Count Omnicom CEO John Wren among those praying that President Barack Obama’s stimulus package takes hold.

“Billion-Dollar John” reported today that earnings at the ad/PR combine shattered the $1B mark in '08. Net was up a paltry 2.5 percent, far below OMC’s double-digit growth rates of past years.

BDJ says OMC’s growth was constrained by the most challenging fourth quarter that the combine has faced since '92.
OMC's PR unit, which includes Fleishman-Hillard, Ketchum, Porter Novelli, Brodeur, Clark & Weinstock and Gavin Anderson, bears that out. Those units ran into a buzz saw during Q4 as revenues tanked 10.2 percent. For the year, PR dipped 0.4 percent.

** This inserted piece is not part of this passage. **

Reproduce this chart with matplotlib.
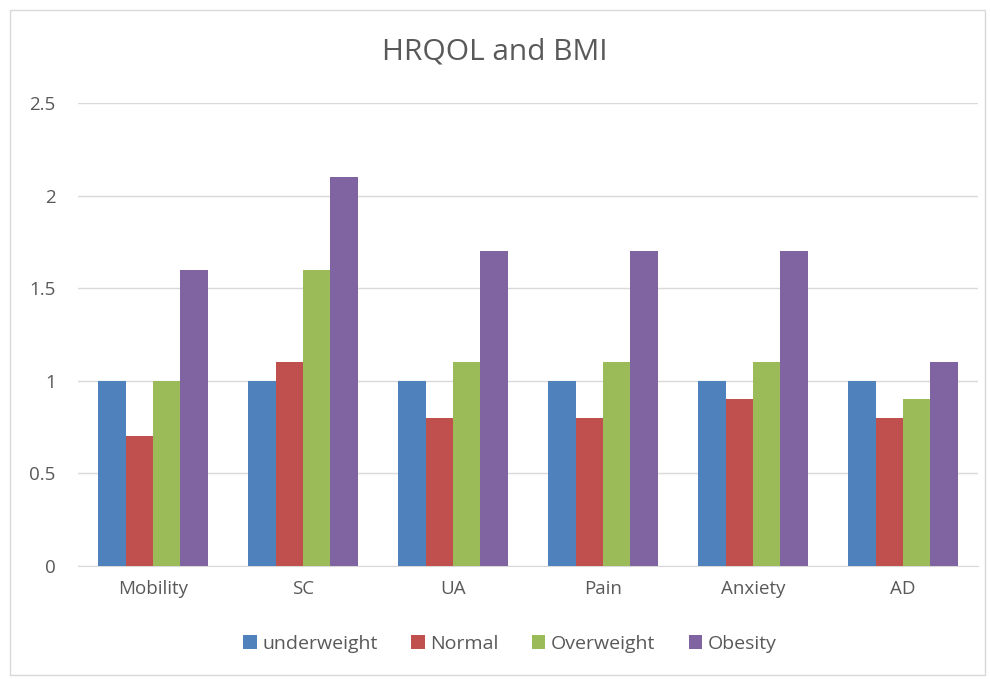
import matplotlib
matplotlib.use("Agg")
import matplotlib.pyplot as plt
import numpy as np
from matplotlib.patches import Rectangle

categories = ["Mobility", "SC", "UA", "Pain", "Anxiety", "AD"]
series_names = ["underweight", "Normal", "Overweight", "Obesity"]
underweight = [1.0, 1.0, 1.0, 1.0, 1.0, 1.0]
normal = [0.7, 1.1, 0.8, 0.8, 0.9, 0.8]
overweight = [1.0, 1.6, 1.1, 1.1, 1.1, 0.9]
obesity = [1.6, 2.1, 1.7, 1.7, 1.7, 1.1]
y_ticks = [0, 0.5, 1, 1.5, 2, 2.5]
y_tick_labels = ["0", "0.5", "1", "1.5", "2", "2.5"]

colors = ["#4F81BD", "#C0504D", "#9BBB59", "#8064A2"]
text_color = "#595959"
grid_color = "#D9D9D9"

plt.rcParams["font.family"] = ["Open Sans", "DejaVu Sans"]

fig = plt.figure(figsize=(9.9, 6.79), dpi=100)
fig.patches.append(Rectangle((10 / 990, 4 / 679), 975 / 990, 665 / 679,
                             transform=fig.transFigure, fill=False,
                             edgecolor=grid_color, linewidth=1))

ax = fig.add_axes([78 / 990, 1 - 566 / 679, 900 / 990, (566 - 103) / 679])

x = np.arange(len(categories))
width = 0.183
data = [underweight, normal, overweight, obesity]
for i, (vals, name, c) in enumerate(zip(data, series_names, colors)):
    ax.bar(x + (i - 1.5) * width, vals, width, color=c, label=name, zorder=3)

ax.set_xlim(-0.5, len(categories) - 0.5)
ax.set_ylim(0, 2.5)
ax.set_yticks(y_ticks)
ax.set_yticklabels(y_tick_labels)
ax.set_xticks(x)
ax.set_xticklabels(categories)
ax.yaxis.grid(True, color=grid_color, linewidth=1, zorder=0)
for s in ["top", "right", "left"]:
    ax.spines[s].set_visible(False)
ax.spines["bottom"].set_color(grid_color)
ax.tick_params(axis="both", length=0, labelsize=13.5, colors=text_color)
ax.tick_params(axis="y", pad=16)
ax.tick_params(axis="x", pad=10)

fig.text(0.5, 1 - 52 / 679, "HRQOL and BMI", ha="center", va="center",
         fontsize=21.5, color=text_color)

leg = fig.legend(loc="center", bbox_to_anchor=(510 / 990, 1 - 644 / 679), ncol=4,
                 frameon=False, fontsize=14, handlelength=0.7, handleheight=0.7,
                 handletextpad=0.3, columnspacing=1.7)
for t in leg.get_texts():
    t.set_color(text_color)

fig.savefig("out.png", dpi=100)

Things could have been worse for OMC had not BDJ swung the ax, or in his words, launched an “aggressive severance action,” which took out $215M in costs and five percent of OMC staff. Those 3,000-plus people are remembered by a $55M severance charge.

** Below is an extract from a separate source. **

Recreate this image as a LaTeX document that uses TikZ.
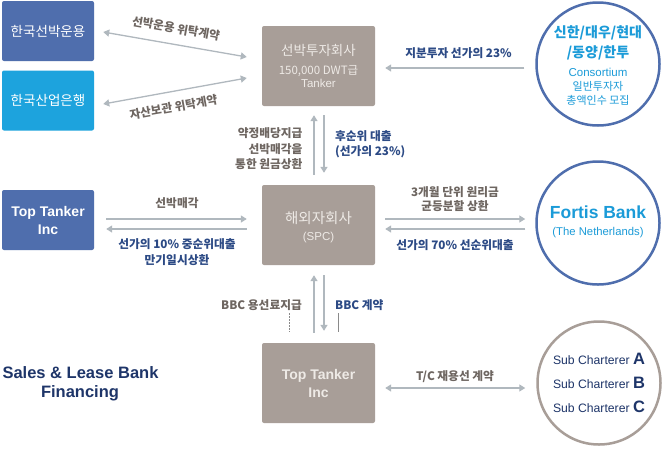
\documentclass[tikz,border=0pt]{standalone}
\usepackage{fontspec}
\setmainfont{Liberation Sans}
\newfontfamily\kr{Noto Sans CJK KR}
\usetikzlibrary{arrows.meta,calc}
\definecolor{cBlue}{HTML}{4F6EAD}
\definecolor{cCyan}{HTML}{1DA3DD}
\definecolor{cTaupe}{HTML}{A89E98}
\definecolor{cBoxText}{HTML}{EEEAE6}
\definecolor{cArrow}{HTML}{B0B8BE}
\definecolor{cLblGray}{HTML}{6E6661}
\definecolor{cLblBlue}{HTML}{2C4A85}
\definecolor{cNavy}{HTML}{1E3569}
\definecolor{cRingText}{HTML}{1B9BD8}
\definecolor{cStub}{HTML}{8A8A8A}
\begin{document}
\begin{tikzpicture}[x=1pt,y=-1pt,
  box/.style={rectangle, rounded corners=2pt, inner sep=0pt, align=center},
  bluebox/.style={box, fill=cBlue, minimum width=92pt, minimum height=60pt, text=white},
  cyanbox/.style={box, fill=cCyan, minimum width=92pt, minimum height=60pt, text=white},
  taupebox/.style={box, fill=cTaupe, minimum width=113pt, minimum height=80pt, text=cBoxText},
  ring/.style={circle, line width=2.5pt, minimum size=123pt, inner sep=0pt},
  conn/.style={draw=cArrow, line width=1.3pt},
  onetip/.style={conn, -{Triangle[length=6pt,width=7pt]}},
  twotip/.style={conn, {Triangle[length=6pt,width=7pt]}-{Triangle[length=6pt,width=7pt]}},
  lblg/.style={font=\kr\bfseries\fontsize{11.7}{15.5}\selectfont, text=cLblGray, inner sep=0pt, align=center},
  lblb/.style={font=\kr\bfseries\fontsize{11.7}{15.5}\selectfont, text=cLblBlue, inner sep=0pt, align=center},
  krbox/.style={font=\kr\fontsize{13.5}{16}\selectfont},
  enbox/.style={font=\bfseries\fontsize{14}{18}\selectfont},
  ringtxt/.style={inner sep=0pt, text=cRingText},
  subtxt/.style={inner sep=0pt, text=cNavy, font=\fontsize{12.2}{14}\selectfont},
  big/.style={font=\bfseries\fontsize{16.5}{20}\selectfont, text=cNavy, inner sep=0pt}
]
\useasboundingbox (0,0) rectangle (664,448);
\fill[white] (0,0) rectangle (664,448);

% boxes
\node[bluebox, krbox] (b1) at (48,31) {한국선박운용};
\node[cyanbox, krbox] (b2) at (48,100.5) {한국산업은행};
\node[taupebox] (inv) at (318.5,66) {};
\node[krbox, text=cBoxText, inner sep=0pt] (invt1) at (318.5,50) {선박투자회사};
\node[text=cBoxText, inner sep=0pt, font=\kr\fontsize{11.5}{13}\selectfont] (invt2) at (318.5,71) {150,000 DWT급};
\node[text=cBoxText, inner sep=0pt, font=\fontsize{11.5}{13}\selectfont] (invt3) at (318.5,83) {Tanker};
\node[taupebox] (spc) at (318.5,225) {};
\node[text=cBoxText, inner sep=0pt, font=\kr\fontsize{14.5}{16}\selectfont] (spct1) at (318.5,218) {해외자회사};
\node[text=cBoxText, inner sep=0pt, font=\fontsize{11.5}{13}\selectfont] (spct2) at (318.5,238) {(SPC)};
\node[bluebox, enbox] (tt1) at (48,220) {Top Tanker\\Inc};
\node[taupebox, enbox] (tt2) at (318.5,383) {Top Tanker\\Inc};

% circles
\node[ring, draw=cBlue] (c1) at (598,64) {};
\node[ringtxt, font=\kr\bfseries\fontsize{14}{16}\selectfont] (c1t1) at (598,33) {신한/대우/현대};
\node[ringtxt, font=\kr\bfseries\fontsize{14}{16}\selectfont] (c1t2) at (598,53) {/동양/한투};
\node[ringtxt, font=\fontsize{11.5}{13}\selectfont] (c1t3) at (598,72) {Consortium};
\node[ringtxt, font=\kr\fontsize{11}{13}\selectfont] (c1t4) at (598,86.5) {일반투자자};
\node[ringtxt, font=\kr\fontsize{11}{13}\selectfont] (c1t5) at (598,100.5) {총액인수 모집};

\node[ring, draw=cBlue] (c2) at (598,223) {};
\node[ringtxt, font=\bfseries\fontsize{17.5}{20}\selectfont] (c2t1) at (598,212) {Fortis Bank};
\node[ringtxt, font=\fontsize{11.3}{13}\selectfont] (c2t2) at (598,233) {(The Netherlands)};

\node[ring, draw=cTaupe] (c3) at (599,383) {};
\node[subtxt] (c3t1) at (599,359) {Sub Charterer {\bfseries\fontsize{16.5}{17}\selectfont A}};
\node[subtxt] (c3t2) at (599,383) {Sub Charterer {\bfseries\fontsize{16.5}{17}\selectfont B}};
\node[subtxt] (c3t3) at (599,407) {Sub Charterer {\bfseries\fontsize{16.5}{17}\selectfont C}};

% connectors: top left
\draw[twotip] ($(b1.east)+(9,1)$) -- ($(inv.west)+(-15,-9)$);
\draw[twotip] ($(b2.east)+(9,3.5)$) -- ($(inv.west)+(-15,12)$);
\node[lblg, rotate=-10] (l1) at (176,28.5) {선박운용 위탁계약};
\node[lblg, rotate=10] (l2) at (173.5,107) {자산보관 위탁계약};

% consortium to investment company
\draw[onetip] ($(c1.west)+(-11,4)$) -- ($(inv.east)+(10,2)$);
\node[lblb] (l3) at (458.5,53) {지분투자 선가의 23\%};

% vertical between inv and spc
\draw[onetip] ($(spc.north)+(-4.5,-10)$) -- ($(inv.south)+(-4.5,9)$);
\draw[onetip] ($(inv.south)+(5.5,9)$) -- ($(spc.north)+(5.5,-12)$);
\node[lblg, anchor=east, align=right] (l4) at (302.7,148.8) {약정배당지급\\선박매각을\\통한 원금상환};
\node[lblb, anchor=west, align=left] (l5) at (335,144.2) {후순위 대출\\(선가의 23\%)};

% left Top Tanker to spc
\draw[onetip] ($(tt1.east)+(12,-1)$) -- ($(spc.west)+(-15,-6)$);
\draw[onetip] ($(spc.west)+(-15,4)$) -- ($(tt1.east)+(12,9)$);
\node[lblg] (l6) at (177,203) {선박매각};
\node[lblb, font=\kr\bfseries\fontsize{11.7}{16}\selectfont] (l7) at (177,252) {선가의 10\% 중순위대출\\만기일시상환};

% spc to Fortis
\draw[onetip] ($(spc.east)+(10,-6)$) -- ($(c2.west)+(-10,-4)$);
\draw[onetip] ($(c2.west)+(-10,6)$) -- ($(spc.east)+(10,4)$);
\node[lblg, font=\kr\bfseries\fontsize{11.7}{14}\selectfont] (l8) at (455,198.7) {3개월 단위 원리금\\균등분할 상환};
\node[lblb] (l9) at (455,245) {선가의 70\% 선순위대출};

% spc to bottom Top Tanker
\draw[onetip] ($(tt2.north)+(-4.5,-10)$) -- ($(spc.south)+(-4.5,10)$);
\draw[onetip] ($(spc.south)+(5.5,10)$) -- ($(tt2.north)+(5.5,-12)$);
\node[lblg, anchor=east] (l10) at (302,305) {BBC 용선료지급};
\node[lblb, anchor=west] (l11) at (335,305) {BBC 계약};
\coordinate (s1a) at (289,313);
\coordinate (s1b) at (289,332);
\coordinate (s2a) at (338,313);
\coordinate (s2b) at (338,332);
\draw[cStub, line width=0.6pt, dash pattern=on 1.5pt off 1.5pt] (s1a) -- (s1b);
\draw[cStub, line width=0.7pt] (s2a) -- (s2b);

% bottom Top Tanker to sub charterers
\draw[twotip] ($(tt2.east)+(10,5)$) -- ($(c3.west)+(-11,5)$);
\node[lblg] (l12) at (455,377) {T/C 재용선 계약};

% title
\node[big] (t1) at (80.5,373) {Sales \& Lease Bank};
\node[big] (t2) at (80,393) {Financing};
\end{tikzpicture}
\end{document}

BDJ sees tough sledding ahead. He used the “most difficult” phrase to describe the outlook for the business during the first three quarters of the year. Things are supposed to heat up a bit by Q4 and really get percolating in 2010 as the president’s stimulus package kicks in.

BDJ remains watchful. He isn’t sure whether any more heads will roll this year, warning of the possible need for “surgical” cuts. Wren says OMC should be able to “outperform” global domestic product.

That really isn’t saying much these days.